> WHAT IS NEEDED
Repeat, exactly and completely, the material that follows. Omit the pictures.
*-*-*
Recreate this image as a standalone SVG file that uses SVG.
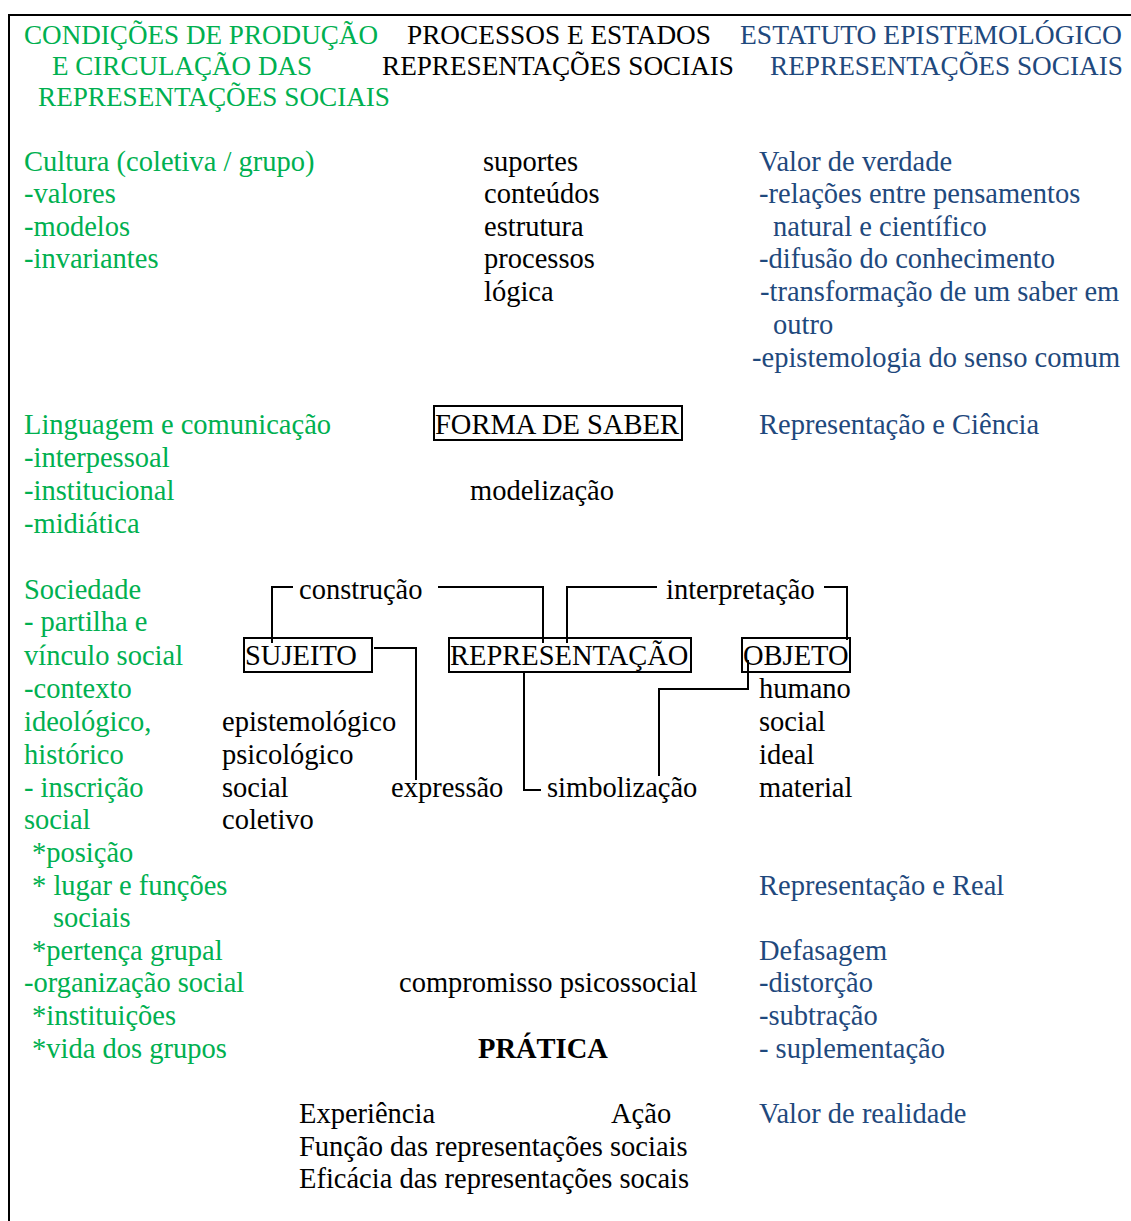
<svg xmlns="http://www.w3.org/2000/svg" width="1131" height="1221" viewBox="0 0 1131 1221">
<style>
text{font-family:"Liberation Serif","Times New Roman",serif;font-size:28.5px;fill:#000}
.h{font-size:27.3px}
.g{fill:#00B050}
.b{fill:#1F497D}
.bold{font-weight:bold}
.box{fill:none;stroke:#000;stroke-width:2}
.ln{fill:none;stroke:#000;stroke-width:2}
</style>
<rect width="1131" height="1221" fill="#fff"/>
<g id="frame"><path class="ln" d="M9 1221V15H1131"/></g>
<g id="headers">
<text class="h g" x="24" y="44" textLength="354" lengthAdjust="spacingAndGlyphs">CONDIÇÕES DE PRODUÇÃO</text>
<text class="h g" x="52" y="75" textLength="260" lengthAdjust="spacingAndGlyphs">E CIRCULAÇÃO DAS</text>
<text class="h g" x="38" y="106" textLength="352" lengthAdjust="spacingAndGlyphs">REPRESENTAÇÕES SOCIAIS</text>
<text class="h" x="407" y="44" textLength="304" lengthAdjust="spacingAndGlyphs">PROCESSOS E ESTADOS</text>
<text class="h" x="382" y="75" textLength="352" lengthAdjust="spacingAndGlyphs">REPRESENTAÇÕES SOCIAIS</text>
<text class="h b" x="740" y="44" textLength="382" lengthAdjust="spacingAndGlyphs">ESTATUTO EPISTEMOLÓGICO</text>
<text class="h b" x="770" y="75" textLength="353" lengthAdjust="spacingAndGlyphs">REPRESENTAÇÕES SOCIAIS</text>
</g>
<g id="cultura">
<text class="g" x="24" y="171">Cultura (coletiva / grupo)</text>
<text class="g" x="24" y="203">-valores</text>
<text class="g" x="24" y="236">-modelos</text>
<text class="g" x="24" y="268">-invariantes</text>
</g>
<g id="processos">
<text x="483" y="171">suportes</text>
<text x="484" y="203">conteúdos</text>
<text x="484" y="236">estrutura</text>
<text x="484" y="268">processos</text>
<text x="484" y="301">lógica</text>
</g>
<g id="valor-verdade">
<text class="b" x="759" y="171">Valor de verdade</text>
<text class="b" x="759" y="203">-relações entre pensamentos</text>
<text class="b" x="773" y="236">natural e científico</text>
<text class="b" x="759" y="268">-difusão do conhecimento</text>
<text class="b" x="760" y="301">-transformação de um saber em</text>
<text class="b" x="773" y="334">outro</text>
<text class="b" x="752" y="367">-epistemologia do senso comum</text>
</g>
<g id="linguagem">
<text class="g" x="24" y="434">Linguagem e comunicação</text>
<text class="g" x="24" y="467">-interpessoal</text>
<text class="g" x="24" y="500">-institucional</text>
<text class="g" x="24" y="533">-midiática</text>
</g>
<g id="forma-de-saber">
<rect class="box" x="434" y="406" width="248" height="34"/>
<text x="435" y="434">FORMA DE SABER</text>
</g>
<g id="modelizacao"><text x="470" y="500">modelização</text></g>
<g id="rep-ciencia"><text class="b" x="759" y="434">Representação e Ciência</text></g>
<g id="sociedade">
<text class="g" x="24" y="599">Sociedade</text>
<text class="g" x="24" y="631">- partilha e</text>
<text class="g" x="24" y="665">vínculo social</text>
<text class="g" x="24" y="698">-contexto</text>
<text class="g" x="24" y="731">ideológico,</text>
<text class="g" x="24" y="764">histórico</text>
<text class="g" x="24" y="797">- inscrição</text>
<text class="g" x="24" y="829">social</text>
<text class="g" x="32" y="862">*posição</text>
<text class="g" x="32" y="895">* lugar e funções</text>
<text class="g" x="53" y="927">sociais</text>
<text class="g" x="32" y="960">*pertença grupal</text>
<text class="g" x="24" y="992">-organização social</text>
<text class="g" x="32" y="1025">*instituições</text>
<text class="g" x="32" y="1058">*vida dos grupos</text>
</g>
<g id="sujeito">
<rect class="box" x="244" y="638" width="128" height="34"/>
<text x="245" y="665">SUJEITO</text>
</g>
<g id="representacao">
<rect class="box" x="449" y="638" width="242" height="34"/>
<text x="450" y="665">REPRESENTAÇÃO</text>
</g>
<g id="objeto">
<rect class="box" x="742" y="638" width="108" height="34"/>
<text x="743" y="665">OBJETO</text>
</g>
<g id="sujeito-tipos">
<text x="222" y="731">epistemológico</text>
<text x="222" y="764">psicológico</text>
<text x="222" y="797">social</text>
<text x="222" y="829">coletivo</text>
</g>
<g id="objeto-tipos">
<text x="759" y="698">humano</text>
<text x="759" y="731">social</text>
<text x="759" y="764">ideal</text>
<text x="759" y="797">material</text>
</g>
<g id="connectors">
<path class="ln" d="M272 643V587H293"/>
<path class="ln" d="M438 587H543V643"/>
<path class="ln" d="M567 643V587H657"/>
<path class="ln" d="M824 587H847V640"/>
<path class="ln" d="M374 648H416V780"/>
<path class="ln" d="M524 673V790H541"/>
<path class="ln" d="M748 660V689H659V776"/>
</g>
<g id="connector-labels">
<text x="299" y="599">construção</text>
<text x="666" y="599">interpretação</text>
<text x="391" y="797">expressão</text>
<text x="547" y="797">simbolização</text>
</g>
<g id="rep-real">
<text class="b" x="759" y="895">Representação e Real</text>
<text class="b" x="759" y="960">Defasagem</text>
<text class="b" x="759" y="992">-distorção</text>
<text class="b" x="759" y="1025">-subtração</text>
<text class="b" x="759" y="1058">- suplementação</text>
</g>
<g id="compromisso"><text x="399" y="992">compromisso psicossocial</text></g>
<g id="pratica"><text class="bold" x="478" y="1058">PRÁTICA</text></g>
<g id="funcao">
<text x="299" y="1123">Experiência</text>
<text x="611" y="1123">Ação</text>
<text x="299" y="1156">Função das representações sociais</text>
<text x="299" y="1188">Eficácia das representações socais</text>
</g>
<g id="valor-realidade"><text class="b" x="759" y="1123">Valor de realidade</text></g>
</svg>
*-*-*
> ANSWER
Recreate this image as a standalone SVG file that uses SVG.
<svg xmlns="http://www.w3.org/2000/svg" width="1131" height="1221" viewBox="0 0 1131 1221">
<style>
text{font-family:"Liberation Serif","Times New Roman",serif;font-size:28.5px;fill:#000}
.h{font-size:27.3px}
.g{fill:#00B050}
.b{fill:#1F497D}
.bold{font-weight:bold}
.box{fill:none;stroke:#000;stroke-width:2}
.ln{fill:none;stroke:#000;stroke-width:2}
</style>
<rect width="1131" height="1221" fill="#fff"/>
<g id="frame"><path class="ln" d="M9 1221V15H1131"/></g>
<g id="headers">
<text class="h g" x="24" y="44" textLength="354" lengthAdjust="spacingAndGlyphs">CONDIÇÕES DE PRODUÇÃO</text>
<text class="h g" x="52" y="75" textLength="260" lengthAdjust="spacingAndGlyphs">E CIRCULAÇÃO DAS</text>
<text class="h g" x="38" y="106" textLength="352" lengthAdjust="spacingAndGlyphs">REPRESENTAÇÕES SOCIAIS</text>
<text class="h" x="407" y="44" textLength="304" lengthAdjust="spacingAndGlyphs">PROCESSOS E ESTADOS</text>
<text class="h" x="382" y="75" textLength="352" lengthAdjust="spacingAndGlyphs">REPRESENTAÇÕES SOCIAIS</text>
<text class="h b" x="740" y="44" textLength="382" lengthAdjust="spacingAndGlyphs">ESTATUTO EPISTEMOLÓGICO</text>
<text class="h b" x="770" y="75" textLength="353" lengthAdjust="spacingAndGlyphs">REPRESENTAÇÕES SOCIAIS</text>
</g>
<g id="cultura">
<text class="g" x="24" y="171">Cultura (coletiva / grupo)</text>
<text class="g" x="24" y="203">-valores</text>
<text class="g" x="24" y="236">-modelos</text>
<text class="g" x="24" y="268">-invariantes</text>
</g>
<g id="processos">
<text x="483" y="171">suportes</text>
<text x="484" y="203">conteúdos</text>
<text x="484" y="236">estrutura</text>
<text x="484" y="268">processos</text>
<text x="484" y="301">lógica</text>
</g>
<g id="valor-verdade">
<text class="b" x="759" y="171">Valor de verdade</text>
<text class="b" x="759" y="203">-relações entre pensamentos</text>
<text class="b" x="773" y="236">natural e científico</text>
<text class="b" x="759" y="268">-difusão do conhecimento</text>
<text class="b" x="760" y="301">-transformação de um saber em</text>
<text class="b" x="773" y="334">outro</text>
<text class="b" x="752" y="367">-epistemologia do senso comum</text>
</g>
<g id="linguagem">
<text class="g" x="24" y="434">Linguagem e comunicação</text>
<text class="g" x="24" y="467">-interpessoal</text>
<text class="g" x="24" y="500">-institucional</text>
<text class="g" x="24" y="533">-midiática</text>
</g>
<g id="forma-de-saber">
<rect class="box" x="434" y="406" width="248" height="34"/>
<text x="435" y="434">FORMA DE SABER</text>
</g>
<g id="modelizacao"><text x="470" y="500">modelização</text></g>
<g id="rep-ciencia"><text class="b" x="759" y="434">Representação e Ciência</text></g>
<g id="sociedade">
<text class="g" x="24" y="599">Sociedade</text>
<text class="g" x="24" y="631">- partilha e</text>
<text class="g" x="24" y="665">vínculo social</text>
<text class="g" x="24" y="698">-contexto</text>
<text class="g" x="24" y="731">ideológico,</text>
<text class="g" x="24" y="764">histórico</text>
<text class="g" x="24" y="797">- inscrição</text>
<text class="g" x="24" y="829">social</text>
<text class="g" x="32" y="862">*posição</text>
<text class="g" x="32" y="895">* lugar e funções</text>
<text class="g" x="53" y="927">sociais</text>
<text class="g" x="32" y="960">*pertença grupal</text>
<text class="g" x="24" y="992">-organização social</text>
<text class="g" x="32" y="1025">*instituições</text>
<text class="g" x="32" y="1058">*vida dos grupos</text>
</g>
<g id="sujeito">
<rect class="box" x="244" y="638" width="128" height="34"/>
<text x="245" y="665">SUJEITO</text>
</g>
<g id="representacao">
<rect class="box" x="449" y="638" width="242" height="34"/>
<text x="450" y="665">REPRESENTAÇÃO</text>
</g>
<g id="objeto">
<rect class="box" x="742" y="638" width="108" height="34"/>
<text x="743" y="665">OBJETO</text>
</g>
<g id="sujeito-tipos">
<text x="222" y="731">epistemológico</text>
<text x="222" y="764">psicológico</text>
<text x="222" y="797">social</text>
<text x="222" y="829">coletivo</text>
</g>
<g id="objeto-tipos">
<text x="759" y="698">humano</text>
<text x="759" y="731">social</text>
<text x="759" y="764">ideal</text>
<text x="759" y="797">material</text>
</g>
<g id="connectors">
<path class="ln" d="M272 643V587H293"/>
<path class="ln" d="M438 587H543V643"/>
<path class="ln" d="M567 643V587H657"/>
<path class="ln" d="M824 587H847V640"/>
<path class="ln" d="M374 648H416V780"/>
<path class="ln" d="M524 673V790H541"/>
<path class="ln" d="M748 660V689H659V776"/>
</g>
<g id="connector-labels">
<text x="299" y="599">construção</text>
<text x="666" y="599">interpretação</text>
<text x="391" y="797">expressão</text>
<text x="547" y="797">simbolização</text>
</g>
<g id="rep-real">
<text class="b" x="759" y="895">Representação e Real</text>
<text class="b" x="759" y="960">Defasagem</text>
<text class="b" x="759" y="992">-distorção</text>
<text class="b" x="759" y="1025">-subtração</text>
<text class="b" x="759" y="1058">- suplementação</text>
</g>
<g id="compromisso"><text x="399" y="992">compromisso psicossocial</text></g>
<g id="pratica"><text class="bold" x="478" y="1058">PRÁTICA</text></g>
<g id="funcao">
<text x="299" y="1123">Experiência</text>
<text x="611" y="1123">Ação</text>
<text x="299" y="1156">Função das representações sociais</text>
<text x="299" y="1188">Eficácia das representações socais</text>
</g>
<g id="valor-realidade"><text class="b" x="759" y="1123">Valor de realidade</text></g>
</svg>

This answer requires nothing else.